Unicuique suum
To each his own
Each book has its own history
A scientific treatise is never the work of only one Author, but of experiences laboriously added through the centuries, and, when its topic is Genetics, it can firmly sink its own roots in the second half of 19th century, when Mendel verified his genial intuitions, persevering like a Carthusian Monk, although he being Augustinian!
Why did Mendel discover that which from millennia had been hidden? Is it possible that he dove into the laws of the heredity only because, like his father, he loved the natural world and was endowed with a balanced and organised mind?
I don't really agree with this and I would like to digress, historically and psychologically. Gregory lived in a monastery, and history teaches us that scientific studies often have been opposed by some Heads of the Catholic Church. We will have confirmation of that in reading the biography of Gregory. To the contrary, the Napp Abbot, Superior of Mendel, did not belong to the realm of the regressives, and without any doubt he was an intelligent person, and with open mind. He had to be a Priest who did not know the envy, or the burden of whoever is inferior, but doesn't feel such. He favoured this monk by putting up a greenhouse entirely for his use. He was a Maecenas, of the belief that life should be generous, ready to favour skilled fellows rather then to clip their wings.

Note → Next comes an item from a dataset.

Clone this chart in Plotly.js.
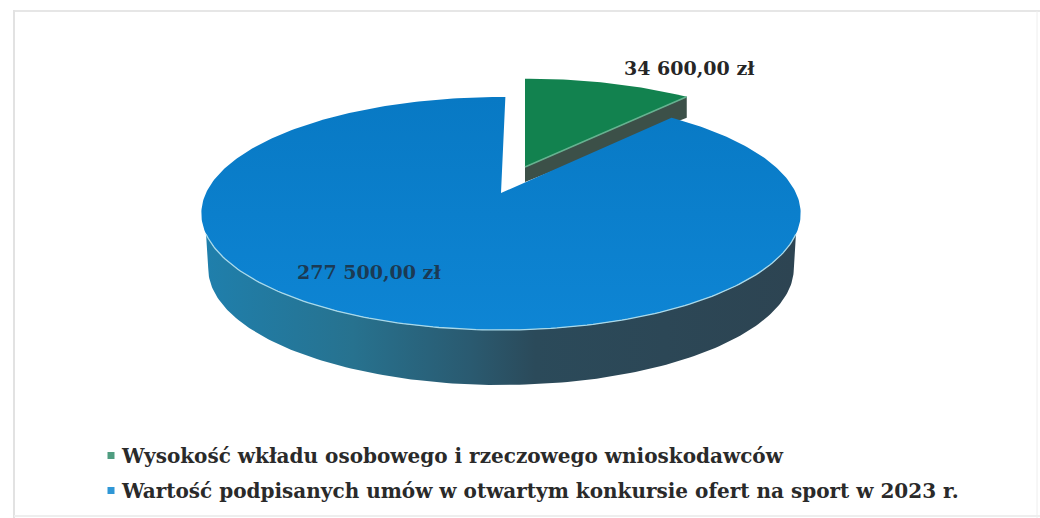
<!DOCTYPE html>
<html>
<head>
<meta charset="utf-8">
<script src="https://cdn.plot.ly/plotly-3.0.1.min.js"></script>
<style>html,body{margin:0;padding:0;background:#fff}#c{width:1040px;height:518px}</style>
</head>
<body>
<div id="c"></div>
<script>
const categories = [
  "Wysokość wkładu osobowego i rzeczowego wnioskodawców",
  "Wartość podpisanych umów w otwartym konkursie ofert na sport w 2023 r."
];
const values = [34600, 277500];
const valueLabels = ["34 600,00 zł", "277 500,00 zł"];
const sliceColors = ["#12824f", "#0b7fca"];
const legendColors = ["#4f9d80", "#2f97d6"];

const total = values[0] + values[1];
const sweep = 360 * values[0] / total;

// perspective projection of the pie disc onto the page
const persp = 0.176, depthB = 112.9, radius = 295;
function project(deg, o) {
  const t = deg * Math.PI / 180, u = Math.sin(t), v = Math.cos(t), k = 1 + persp * v;
  return [o.x + o.sx * radius * u / k, o.y + o.dy - o.sy * depthB * v / k];
}
function arc(from, to, o) {
  const pts = [], n = Math.max(2, Math.round(Math.abs(to - from)));
  for (let i = 0; i <= n; i++) pts.push(project(from + (to - from) * i / n, o));
  return pts;
}
const blueDisc = {x: 501, y: 193, dy: 0, sx: 1, sy: 1};
const blueFloor = {x: 501, y: 193, dy: 55, sx: 0.977, sy: 1};
const greenDisc = {x: 525, y: 167, dy: 0, sx: 0.97, sy: 0.92};
const rot = 1;

const greenArc = arc(0, sweep, greenDisc);
const blueArc = arc(rot + sweep, rot + 360, blueDisc);
const rim = arc(90, 270, blueDisc).filter(p => p[1] >= 233);
const floor = arc(90, 270, blueFloor).filter(p => p[1] >= 268);
const wall = rim.concat(floor.slice().reverse());
const gEnd = greenArc[greenArc.length - 1];
const gWall = [[525, 167], gEnd, [gEnd[0], gEnd[1] + 21], [525, 182]];
const bluePoly = [[501, 193]].concat(blueArc);
const greenPoly = [[525, 167]].concat(greenArc);

function poly(pts, extra) {
  return Object.assign({
    x: pts.map(p => p[0]).concat([pts[0][0]]),
    y: pts.map(p => p[1]).concat([pts[0][1]]),
    mode: "lines", fill: "toself", line: {width: 0},
    hoverinfo: "skip", showlegend: false, type: "scatter"
  }, extra);
}
const traces = [
  poly(wall, {
    fillcolor: "#2a7fa8",
    fillgradient: {
      type: "horizontal", start: 205, stop: 795,
      colorscale: [[0, "#1f7fac"], [0.25, "#27728f"], [0.45, "#2a5a70"], [0.56, "#2b4a5a"], [1, "#2d4452"]]
    }
  }),
  poly(gWall, {fillcolor: "#3c5048"}),
  poly(greenPoly, {fillcolor: sliceColors[0], name: categories[0]}),
  poly(bluePoly, {
    fillcolor: sliceColors[1], name: categories[1],
    fillgradient: {
      type: "vertical", start: 97, stop: 330,
      colorscale: [[0, "#0879c4"], [1, "#0e85d4"]]
    }
  }),
  {
    type: "scatter", mode: "lines", hoverinfo: "skip", showlegend: false,
    x: rim.map(p => p[0]), y: rim.map(p => p[1]),
    line: {color: "#a9d9ea", width: 1.3}
  },
  {
    type: "scatter", mode: "lines", hoverinfo: "skip", showlegend: false,
    x: [525, gEnd[0]], y: [167, gEnd[1]],
    line: {color: "#66b290", width: 1.5}
  }
];
categories.forEach((c, i) => traces.push({
  type: "scatter", mode: "markers", x: [null], y: [null], name: c, hoverinfo: "skip",
  legendgroup: "g" + i, marker: {symbol: "square", size: 7, color: legendColors[i]}
}));

const textFont = {family: "'DejaVu Serif', serif", size: 19, color: "#262626", weight: 700};
const layout = {
  width: 1040, height: 518,
  margin: {l: 0, r: 0, t: 0, b: 0},
  paper_bgcolor: "#ffffff", plot_bgcolor: "rgba(0,0,0,0)",
  xaxis: {range: [0, 1040], visible: false, fixedrange: true},
  yaxis: {range: [518, 0], visible: false, fixedrange: true},
  showlegend: true,
  legend: {
    x: 82 / 1040, y: 1 - 436 / 518, xanchor: "left", yanchor: "top",
    traceorder: "grouped", tracegroupgap: 6, itemclick: false, itemdoubleclick: false,
    bgcolor: "rgba(0,0,0,0)", borderwidth: 0,
    font: {family: textFont.family, size: 20, color: "#2a2a2a", weight: 700}
  },
  annotations: [
    {x: 689, y: 68, text: valueLabels[0]},
    {x: 369, y: 272, text: valueLabels[1]}
  ].map((a, i) => Object.assign(a, {
    xref: "x", yref: "y", showarrow: false,
    font: Object.assign({}, textFont, {color: i ? "#1b3a54" : "#262626"})
  })),
  shapes: [
    {type: "line", xref: "x", yref: "y", x0: 13, x1: 1040, y0: 11, y1: 11, line: {color: "#e6e6e6", width: 2}},
    {type: "line", xref: "x", yref: "y", x0: 14, x1: 14, y0: 10, y1: 518, line: {color: "#e2e2e2", width: 2}},
    {type: "line", xref: "x", yref: "y", x0: 14, x1: 1040, y0: 516, y1: 516, line: {color: "#eeeeee", width: 2}},
    {type: "line", xref: "x", yref: "y", x0: 1037, x1: 1037, y0: 11, y1: 518, line: {color: "#eeeeee", width: 1}}
  ]
};
Plotly.newPlot("c", traces, layout, {displayModeBar: false, staticPlot: true}).then(() => {
  document.querySelectorAll("#c .legend .legendsymbols").forEach(g => g.setAttribute("transform", "translate(9,0)"));
});
</script>
</body>
</html>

A guesswork of stars was not to be dealt with, but pure harmony between intelligent human beings.
However, one fact is sure and clear: in twenty years, a matter apparently ruled by randomness has been bridled and put at disposal of the human welfare, of the economy, as well as of Poultry Fanciers fun.
On November 1993 had in my hands some articles on Chicken Genetics that appeared in the newsletter of the AIA, Associazione Interprovinciale Avicoltori Firenze-Pisa. I read them avidly, and I began to find my way through the labyrinth of plumage colours and patterns. Fabrizio Focardi, active and valued President of the ATA , then AIA FI-PI, furnished me the original material in French, from which he had drawn the news published in his brochures, true gems for young and old breeders.
It is necessary to detour. The most famous Etrurian student, the German Keller, affirmed that signs of the ingeniousness of the Etrurians could be found scattered through centuries of Italian history, and that we can perhaps still single them out in the ingeniousness of the Italians of today, especially in the direct lineage of the Tusci. In fact, we have only to think of the forgers of the arts and sciences that have been of Tuscany: Giotto, Michelangelo, Leonardo, three stars in a firmament filled with, likewise, shining stars! It is reality, it is not the sterile affirmation of a Teutone. The AIA FI-PI has become an important beacon in the bleak desert of the Italian aviculture, finally on its way to a decent rebirth, the first tangible signs of which emerge from the activity of the new FIAV Federation, led by the tireless Maurizio Tona.
Curious, like a child, and therefore unsatisfied with what I had in my hands, I decided to attack the Chicken to its root. I took risks on a path that has changed into a three-lane highway. I devoted myself to the translation of the French texts; I have integrated them and I have compared them with the English, German, American, Brazilian, Russian, Dutch, Chilean, Italian, Spanish, Canadian, Peruvian, Czech, Japanese, Australian, Chinese and Swedish literatures!
I took advantage of any occasion to verify the data, putting through the mill even an Egyptian taxi driver at 4:30 am, while taking me to the London airport, where I would re-embrace Bill Plant. Twenty one hours of flight from Sydney with three quarters of a century on his shoulders is not bad! The Chicken had also seduced him for a long, long time, and he had accepted the European adventure, desirous of enriching and completing that which for decades he had scraped together with a passion. In him, I have seen the Napp Abbot relived: in 1995, Bill left to my complete disposal his personal library, an endless productive mine, aware that knowledge is for everyone and that few people offer such generosity.
So a puzzle is created for the Breeders, because at this point they must choose if in this life they will be Physician or medicaster, Scientist or alchemist, Breeder or breeder!
The subject has been purposely dealt with in a vast way, without saving blows, sometimes with pedantry. These sins have been done for the pure purpose of not forcing my Breeders friends to wearily search of unobtainable texts, driven by the desire to throw some light on a concept, only seemingly marginal, but which, sooner or later, will reveal to the Breeder, understandings that may be a key in the consuming daily mastery of such concepts.
No one is born a Teacher. Therefore, if they cannot digest at least a portion of the essential part of what they will find in these pages, they will be disenchanted in reaching the peaks of other European or other foreign Countries.
And we know for certain that the content of this treatise soon will be partly obsolete, as Chicken Genetics is also a Science that for definition is continuously evolving, and for which a constant updating is needed!